Source: S&P Dow Jones Indices LLC, S&P Global Trucost, S&P Global Corporate Sustainability Assessment (CSA), and FactSet. Data as of March 31, 2021. For illustrative purposes only.

The next blog,"Let’s Get Physical” With S&P Trucost’s Physical Climate Risk Data, looks at how technological advances are paving the way for granular assessments of physical risk exposure built upon climate scenario models, asset-level data and geolocation specificity of assets.

Appendix

Source: S&P Dow Jones Indices LLC, The EU Technical Expert Group on Sustainable Finance. For illustrative purposes only. 
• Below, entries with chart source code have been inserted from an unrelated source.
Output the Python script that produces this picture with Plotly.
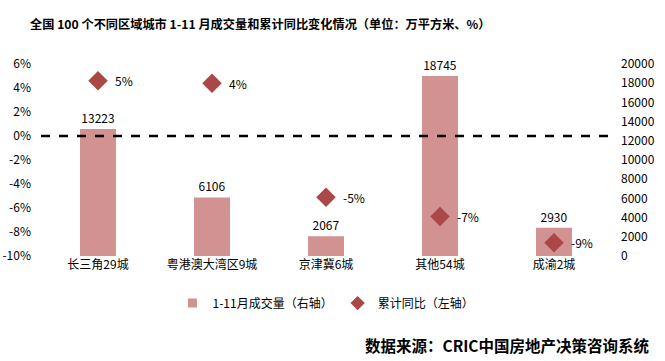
import plotly.graph_objects as go

categories = ["长三角29城", "粤港澳大湾区9城", "京津冀6城", "其他54城", "成渝2城"]
volume = [13223, 6106, 2067, 18745, 2930]
yoy = [4.6, 4.4, -5.1, -6.7, -8.9]
yoy_labels = [f"{round(v)}%" for v in yoy]
left_ticks = [6, 4, 2, 0, -2, -4, -6, -8, -10]
right_ticks = list(range(0, 20001, 2000))

FONT = "Noto Sans CJK SC"
BAR_C = "#D29292"
MK_C = "#A94846"
BAR_NAME = "1-11月成交量（右轴）"
MK_NAME = "累计同比（左轴）"

fig = go.Figure()
fig.add_trace(go.Bar(
    x=categories, y=volume, name=BAR_NAME, showlegend=False,
    marker=dict(color=BAR_C, line=dict(width=0)),
    width=0.316,
    text=[str(v) for v in volume], textposition="outside",
    textfont=dict(size=12, color="#000000", family=FONT),
    cliponaxis=False, yaxis="y",
))
fig.add_trace(go.Scatter(
    x=categories, y=yoy, name=MK_NAME, mode="markers", showlegend=False,
    marker=dict(symbol="diamond", size=15, color=MK_C),
    yaxis="y2", cliponaxis=False,
))
# legend entries with small symbols
fig.add_trace(go.Scatter(x=[None], y=[None], name=BAR_NAME, mode="markers",
                         marker=dict(symbol="square", size=9, color=BAR_C), yaxis="y"))
fig.add_trace(go.Scatter(x=[None], y=[None], name=MK_NAME, mode="markers",
                         marker=dict(symbol="diamond", size=11, color=MK_C), yaxis="y2"))

for c, v, t in zip(categories, yoy, yoy_labels):
    fig.add_annotation(x=c, y=v, xref="x", yref="y2", text=t, showarrow=False,
                       xanchor="left", xshift=15,
                       font=dict(size=12, color="#000000", family=FONT))

fig.add_shape(type="line", xref="paper", yref="y2", x0=0, x1=0.995, y0=0, y1=0,
              line=dict(color="#000000", width=2.5, dash="dash"), layer="above")

fig.update_layout(
    width=665, height=361,
    margin=dict(l=41, r=54, t=64, b=105, autoexpand=False),
    paper_bgcolor="white", plot_bgcolor="white",
    font=dict(family=FONT, size=12, color="#000000"),
    bargap=0.6,
    title=dict(text="<b>全国 100 个不同区域城市 1-11 月成交量和累计同比变化情况（单位：万平方米、%）</b>",
               x=30 / 665, xanchor="left", y=1 - 25 / 361, yanchor="middle",
               font=dict(size=12.2, family=FONT, color="#000000")),
    xaxis=dict(showgrid=False, showline=False, zeroline=False, ticks="",
               tickfont=dict(size=12, family=FONT)),
    yaxis=dict(side="right", range=[0, 20000], tickvals=right_ticks,
               tickformat="d",
               showgrid=False, zeroline=False, showline=False, ticks="",
               ticklabelstandoff=9, tickfont=dict(size=12, family=FONT)),
    yaxis2=dict(side="left", overlaying="y", range=[-10, 6], tickvals=left_ticks,
                ticktext=[f"{v}%" for v in left_ticks],
                showgrid=False, zeroline=False, showline=False, ticks="",
                ticklabelstandoff=9, tickfont=dict(size=12, family=FONT)),
    legend=dict(orientation="h", x=0.5, xanchor="center", y=-0.245, yanchor="middle",
                font=dict(size=12, family=FONT), traceorder="normal",
                itemwidth=30, bgcolor="rgba(0,0,0,0)", tracegroupgap=0),
    showlegend=True,
)
fig.add_annotation(text="<b>数据来源：CRIC中国房地产决策咨询系统</b>", xref="paper", yref="paper",
                   x=(652 - 41) / 570, xanchor="right", y=(256 - 345) / 192, yanchor="middle",
                   showarrow=False, font=dict(size=15.5, family=FONT, color="#000000"))

fig.write_html("out.html", post_script="document.body.style.margin='0';",
               config={"displayModeBar": False})
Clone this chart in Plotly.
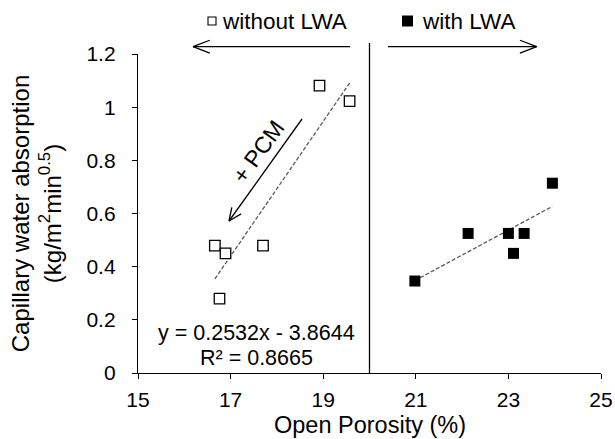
import numpy as np
import plotly.graph_objects as go

# Open porosity (%) and capillary water absorption (kg/m2 min^0.5)
porosity_without_lwa = [16.66, 16.89, 17.70, 16.76, 18.92, 19.57]
absorption_without_lwa = [0.479, 0.450, 0.479, 0.280, 1.081, 1.023]

porosity_with_lwa = [20.98, 22.13, 23.00, 23.34, 23.11, 23.95]
absorption_with_lwa = [0.346, 0.525, 0.525, 0.525, 0.450, 0.714]

# Linear fit reported for the mixes without LWA
fit_slope = 0.2532
fit_intercept = -3.8644
fit_r2 = 0.8665

x_ticks = [15, 17, 19, 21, 23, 25]
y_ticks = [0, 0.2, 0.4, 0.6, 0.8, 1.0, 1.2]
x_split = 20

FONT = "Liberation Sans, Arial, sans-serif"
W_FIG, H_FIG = 615, 439
M_L, M_R, M_T, M_B = 138, 14, 54, 66
PW = W_FIG - M_L - M_R
PH = H_FIG - M_T - M_B


def px(x):
    return (x - M_L) / PW


def py(y):
    return (M_T + PH - y) / PH


def arrow(x0, y0, x1, y1, head=16, spread=np.radians(23), width=1.3):
    """Straight arrow from (x0, y0) to tip (x1, y1) in pixels, open head."""
    ang = np.arctan2(y0 - y1, x0 - x1)
    shapes = [dict(type="line", xref="paper", yref="paper",
                   x0=px(x0), y0=py(y0), x1=px(x1), y1=py(y1),
                   line=dict(color="black", width=width))]
    for s in (spread, -spread):
        hx = x1 + head * np.cos(ang + s)
        hy = y1 + head * np.sin(ang + s)
        shapes.append(dict(type="line", xref="paper", yref="paper",
                           x0=px(x1), y0=py(y1), x1=px(hx), y1=py(hy),
                           line=dict(color="black", width=width)))
    return shapes


fig = go.Figure()

# Trendline without LWA, from the reported equation
xa = np.array([min(porosity_without_lwa), max(porosity_without_lwa)])
fig.add_trace(go.Scatter(x=xa, y=fit_slope * xa + fit_intercept, mode="lines",
                         line=dict(color="#5a5a5a", width=1.3, dash="4px,2px"),
                         showlegend=False, hoverinfo="skip"))

# Trendline with LWA, least squares
k, b = np.polyfit(porosity_with_lwa, absorption_with_lwa, 1)
xb = np.array([min(porosity_with_lwa), max(porosity_with_lwa)])
fig.add_trace(go.Scatter(x=xb, y=k * xb + b, mode="lines",
                         line=dict(color="#5a5a5a", width=1.3, dash="4px,2px"),
                         showlegend=False, hoverinfo="skip"))

fig.add_trace(go.Scatter(x=porosity_without_lwa, y=absorption_without_lwa,
                         mode="markers", name="without LWA",
                         marker=dict(symbol="square", size=10.5, color="white",
                                     line=dict(color="black", width=1.3)),
                         showlegend=False))
fig.add_trace(go.Scatter(x=porosity_with_lwa, y=absorption_with_lwa,
                         mode="markers", name="with LWA",
                         marker=dict(symbol="square", size=11, color="black",
                                     line=dict(width=0)),
                         showlegend=False))

shapes = []
# divider between the two groups
x_div = (x_split - x_ticks[0]) / (x_ticks[-1] - x_ticks[0])
shapes.append(dict(type="line", xref="paper", yref="paper",
                   x0=x_div, x1=x_div, y0=0, y1=py(43),
                   line=dict(color="black", width=1.3)))
shapes += arrow(350, 46.7, 193, 46.7, head=18, spread=np.radians(21))
shapes += arrow(388, 46.7, 536.7, 46.7, head=18, spread=np.radians(21))
shapes += arrow(302, 119, 229, 221, head=14, spread=np.radians(24))

# legend swatches
shapes.append(dict(type="rect", xref="paper", yref="paper",
                   x0=px(208), x1=px(216), y0=py(25), y1=py(17),
                   line=dict(color="black", width=1.1), fillcolor="white"))
shapes.append(dict(type="rect", xref="paper", yref="paper",
                   x0=px(402), x1=px(413), y0=py(26.5), y1=py(15.5),
                   line=dict(width=0), fillcolor="black"))

annotations = [
    dict(text="without LWA", x=px(220), y=py(21), xanchor="left", yanchor="middle",
         font=dict(size=22.5)),
    dict(text="with LWA", x=px(420), y=py(21), xanchor="left", yanchor="middle",
         font=dict(size=22.5)),
    dict(text="+ PCM", x=px(258), y=py(152), textangle=-54,
         xanchor="center", yanchor="middle", font=dict(size=23)),
    dict(text=f"y = {fit_slope}x - {abs(fit_intercept)}", x=px(256), y=py(333),
         xanchor="center", yanchor="middle", font=dict(size=21.5)),
    dict(text=f"R² = {fit_r2}", x=px(256), y=py(358),
         xanchor="center", yanchor="middle", font=dict(size=21.5)),
    # x axis title
    dict(text="Open Porosity (%)", x=0.5, y=py(425), xanchor="center",
         yanchor="middle", font=dict(size=23.5)),
]
for a in annotations:
    a.update(xref="paper", yref="paper", showarrow=False)

axis_common = dict(showline=True, linecolor="black", linewidth=1.3,
                   ticks="outside", ticklen=5, tickwidth=1.3, tickcolor="black",
                   showgrid=False, zeroline=False, automargin=False,
                   tickfont=dict(size=21, color="black"))

fig.update_layout(
    template="none",
    width=W_FIG, height=H_FIG,
    margin=dict(l=M_L, r=M_R, t=M_T, b=M_B, pad=0),
    paper_bgcolor="white", plot_bgcolor="white",
    font=dict(family=FONT, color="black"),
    showlegend=False,
    xaxis=dict(range=[x_ticks[0], x_ticks[-1]], tickvals=x_ticks,
               ticklabelstandoff=3, **axis_common),
    yaxis=dict(range=[y_ticks[0], y_ticks[-1]], tickvals=y_ticks,
               title=dict(text="Capillary water absorption<br>(kg/m<sup>2</sup>min<sup>0.5</sup>)",
                          font=dict(size=24), standoff=18),
               ticklabelstandoff=12, **axis_common),
    shapes=shapes,
    annotations=annotations,
)

fig.write_html("out.html")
1PACT= Paris Agreement Capital Transition Assessment; link to official methodology: www.spglobal.com/spdji/en/documents/methodologies/methodology-sp-paris-aligned-climate-transition-pact-indices.pdf.
2The two new climate benchmark labels include Climate Transition Benchmarks (CTBs) and Paris-Aligned Benchmarks (PABs), each consisting of minimum technical standards and regulatory requirements that benchmark administrators must comply with to be able to market climate benchmarks within the EU. Please see Appendix A for a table summarizing the minimum requirements.
3There are two variants of the S&P PACT Indicies: (i) A standard methodology that first screens out companies involved in controversial weapons,* tobacco,* small arms, military contracting, thermal coal, oil sands, gambling, alcohol, fossil fuel operations and highly intensive power generation as well as companies involved in public controversies, and violators of the Principles of the UN Global Compact to determine the eligible universe; and, (ii) A Sustainability Screened variant that is more inclusive, removing companies involved in controversial weapons, tobacco small arms, tobacco, oil sands and shale energy. These two variations also incorporate varying degrees of ESG or Environmental Data, as shown in Exhibit 2. *Represents for Climate Transition Indices only.
4The GHG Protocol classifies a company’s GHG emissions into three scopes.  Scope 1 emissions are direct emissions from owned or controlled sources. Scope 2 emissions are indirect emissions from the generation of purchased energy. Scope 3 emissions are all indirect emissions (not included in Scope 2) that occur in the company’s value chain, including both upstream and downstream emissions. The EU benchmark regulation only requires Scope 3 emissions to be phased in within four years, but the S&P PACT Index methodology incorporates all GHG Scopes 1, 2 and 3 from inception, using cutting-edge datasets developed by S&P Global Trucost.